Une vague de trente-sept arrestations a été opérée parmi les militaires guinéens depuis l'attaque mardi contre le domicile du président Alpha Condé à Conakry à la suite de laquelle le gouvernement entend sensibiliser populations et militaires au souci d'éviter tout dérapage.

Ces militaires sont essentiellement des proches de l'ex-président du régime de transition (2010), le général Sékouba Konaté, et de l'ex-chef de la junte militaire, Moussa Dadis Camara (fin 2008 à fin 2009), qui vit désormais en exil à Ouagadougou, selon une source militaire.

Parmi eux figure un colonel très influent surnommé «De Gaulle», lié au général Konaté, ainsi qu'un commandant proche de l'ex-président Lansana Conté (1984-2008), Alpha Oumar Diallo, dit «AOB».

Nouhou Thiam, ex-chef d'état-major des armées du temps du régime de transition et dont l'arrestation avait été annoncée mardi par son épouse, était toujours détenu mercredi. Limogé par le président Condé, il est considéré comme «suspect», selon la même source.

La famille de Mamadou Oury Bah, dirigeant du principal parti d'opposition, l'Union des forces démocratiques de Guinée (UFDG), a par ailleurs affirmé que son domicile de Conakry avait été «saccagé» dans la nuit de mardi à mercredi par des militaires qui y ont «pillé des biens», dont un véhicule.
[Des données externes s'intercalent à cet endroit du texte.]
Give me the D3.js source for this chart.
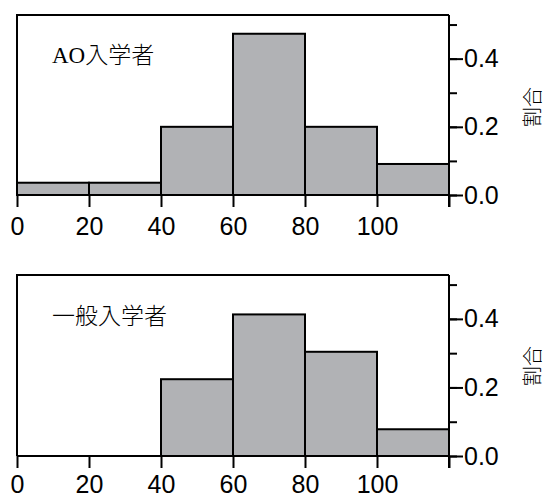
<!DOCTYPE html>
<html>
<head>
<meta charset="utf-8">
<script src="https://cdn.jsdelivr.net/npm/d3@7"></script>
<style>
  html, body { margin: 0; padding: 0; background: #fff; }
  svg { display: block; }
</style>
</head>
<body>
<script>
// Score bins (left edges plus final right edge)
const binEdges = [0, 20, 40, 60, 80, 100, 120];
// Share of students per score bin
const aoShares = [0.036, 0.036, 0.200, 0.473, 0.200, 0.091];
const generalShares = [0, 0, 0.224, 0.413, 0.304, 0.078];
const panelTitles = ["AO入学者", "一般入学者"];
const yAxisTitle = "割合";
// Axis ticks
const xTicks = [0, 20, 40, 60, 80, 100, 120];
const xTickLabels = ["0", "20", "40", "60", "80", "100", ""];
const yMinorTicks = [0, 0.1, 0.2, 0.3, 0.4, 0.5];
const yMajorTicks = [0, 0.2, 0.4];
const yMax = 0.528;

const W = 546, H = 498;
const svg = d3.select("body").append("svg").attr("width", W).attr("height", H);

const left = 17, right = 449;
const x = d3.scaleLinear().domain([0, 120]).range([left, right]);

const panels = [
  { shares: aoShares, title: panelTitles[0], top: 15, base: 195, titleY: 63, labelY: 107, pad: 10 },
  { shares: generalShares, title: panelTitles[1], top: 275, base: 456, titleY: 324, labelY: 366, pad: 7 }
];

const tickFont = "'Liberation Sans', Arial, Helvetica, sans-serif";

panels.forEach(p => {
  const y = d3.scaleLinear().domain([0, yMax]).range([p.base, p.top]);
  const g = svg.append("g");

  const bins = p.shares.map((v, i) => ({ x0: binEdges[i], x1: binEdges[i + 1], v }))
    .filter(d => d.v > 0);

  // histogram bars
  g.selectAll("rect.bar").data(bins).join("rect")
    .attr("class", "bar")
    .attr("x", d => x(d.x0))
    .attr("y", d => y(d.v))
    .attr("width", d => x(d.x1) - x(d.x0))
    .attr("height", d => y(0) - y(d.v))
    .attr("fill", "#b1b2b5")
    .attr("stroke", "#000")
    .attr("stroke-width", 2);

  // frame: left, top edges
  g.append("path")
    .attr("d", `M${x(0)},${y(0)}V${p.top}H${x(120)}`)
    .attr("fill", "none").attr("stroke", "#000").attr("stroke-width", 2);

  // bottom axis
  const xAxis = d3.axisBottom(x).tickValues(xTicks)
    .tickFormat((d, i) => xTickLabels[i]).tickSize(12).tickPadding(p.pad);
  const gx = g.append("g").attr("transform", `translate(0,${y(0)})`).call(xAxis);
  gx.select(".domain").attr("stroke-width", 2).attr("d", `M${x(0)},0H${x(120)}`);
  gx.selectAll(".tick line").attr("stroke-width", 2);
  gx.selectAll(".tick text").attr("font-family", tickFont).attr("font-size", 25).attr("fill", "#000");

  // right axis: minor ticks
  const yMinor = d3.axisRight(y).tickValues(yMinorTicks).tickFormat("").tickSize(8);
  const gyMinor = g.append("g").attr("transform", `translate(${x(120)},0)`).call(yMinor);
  gyMinor.select(".domain").attr("stroke-width", 2).attr("d", `M0,${p.top}V${y(0) + 12}`);
  gyMinor.selectAll(".tick line").attr("stroke-width", 2);

  // right axis: labelled ticks
  const yMajor = d3.axisRight(y).tickValues(yMajorTicks).tickFormat(d3.format(".1f")).tickSize(14).tickPadding(1);
  const gyMajor = g.append("g").attr("transform", `translate(${x(120)},0)`).call(yMajor);
  gyMajor.select(".domain").remove();
  gyMajor.selectAll(".tick line").attr("stroke-width", 2);
  gyMajor.selectAll(".tick text").attr("font-family", tickFont).attr("font-size", 25).attr("fill", "#000");

  // panel title
  g.append("text")
    .attr("x", 52).attr("y", p.titleY)
    .attr("font-family", "'Liberation Serif', 'Times New Roman', 'Noto Sans CJK JP', serif")
    .attr("font-size", 23)
    .attr("font-weight", 300)
    .attr("fill", "#000")
    .text(p.title);

  // y axis title
  g.append("text")
    .attr("transform", `translate(531,${p.labelY}) rotate(-90)`)
    .attr("text-anchor", "middle")
    .attr("dominant-baseline", "central")
    .attr("font-family", "'Noto Sans CJK JP', sans-serif")
    .attr("font-size", 20)
    .attr("font-weight", 300)
    .attr("fill", "#000")
    .text(yAxisTitle);
});
</script>
</body>
</html>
M. Bah, qui n'était pas là au moment des faits, est depuis «porté disparu», selon sa famille.

L'UFDG est le parti de Cellou Dalain Diallo, adversaire vaincu par Alpha Condé au second tour de la présidentielle de novembre 2010, qui avait «déploré» dès mardi l'attaque contre le domicile du chef de l'État.

La vie reprenait mercredi son cours normal à Conakry au lendemain de cette attaque, la plupart des barrages militaires érigés juste après ayant été levés, a constaté un journaliste de l'AFP.

L'attaque, qualifiée de «tentative d'assassinat» par Alpha Condé qui en est sorti indemne, fermement condamnée par l'opposition guinéenne et la communauté internationale, a surpris dans ce pays qui venait de connaître la première élection présidentielle libre de son histoire.

Elle représente le risque de voir à nouveau la violence exploser en Guinée, dont l'histoire est marquée par les dictatures, civiles ou militaires, les coups d'État et les tensions entre ethnies qui traversent tous les secteurs de la société, partis politiques et forces armées compris.

Quelques heures après l'attaque (un garde présidentiel tué, deux blessés), Alpha Condé a appelé ses compatriotes «au calme» et à la «vigilance», leur demandant de ne surtout pas réagir «contre qui que ce soit».

Le premier ministre Mohamed Saïd Fofana, qui a réuni en urgence mardi les responsables des plus hautes instances de l'État et de l'armée, leur a demandé «de sensibiliser», chacun dans son secteur, «pour éviter des dérives incontrôlables».

«Il nous a demandé de calmer la population» ainsi que «les militaires dans les casernes» et «de ne pas verser dans le zèle», a déclaré Rabiatou Serah Diallo, présidente du Conseil national de transition (CNT, qui fait office de Parlement dans l'attente de législatives théoriquement prévues en novembre).

La France, ex-puissance coloniale en Guinée, n'a pas caché que l'organisation rapide des législatives serait un gage d'apaisement.

«Il est important à présent que la démocratie guinéenne soit consolidée, ce qui passe par un dialogue politique apaisé et respectueux de tous et par la tenue prochaine des élections législatives», selon un communiqué du ministère français des Affaires étrangères.

Ce scrutin aurait théoriquement dû être organisé dans les six mois suivant l'investiture d'Alpha Condé en décembre 2010, mais le nouveau président a souhaité faire un recensement en vue d'établir un nouveau fichier électoral pour corriger les anomalies apparues lors du scrutin présidentiel.

Une aberration, selon ses opposants qui soulignent que le dernier recensement date de 2009 et est celui grâce auquel M. Condé a été élu.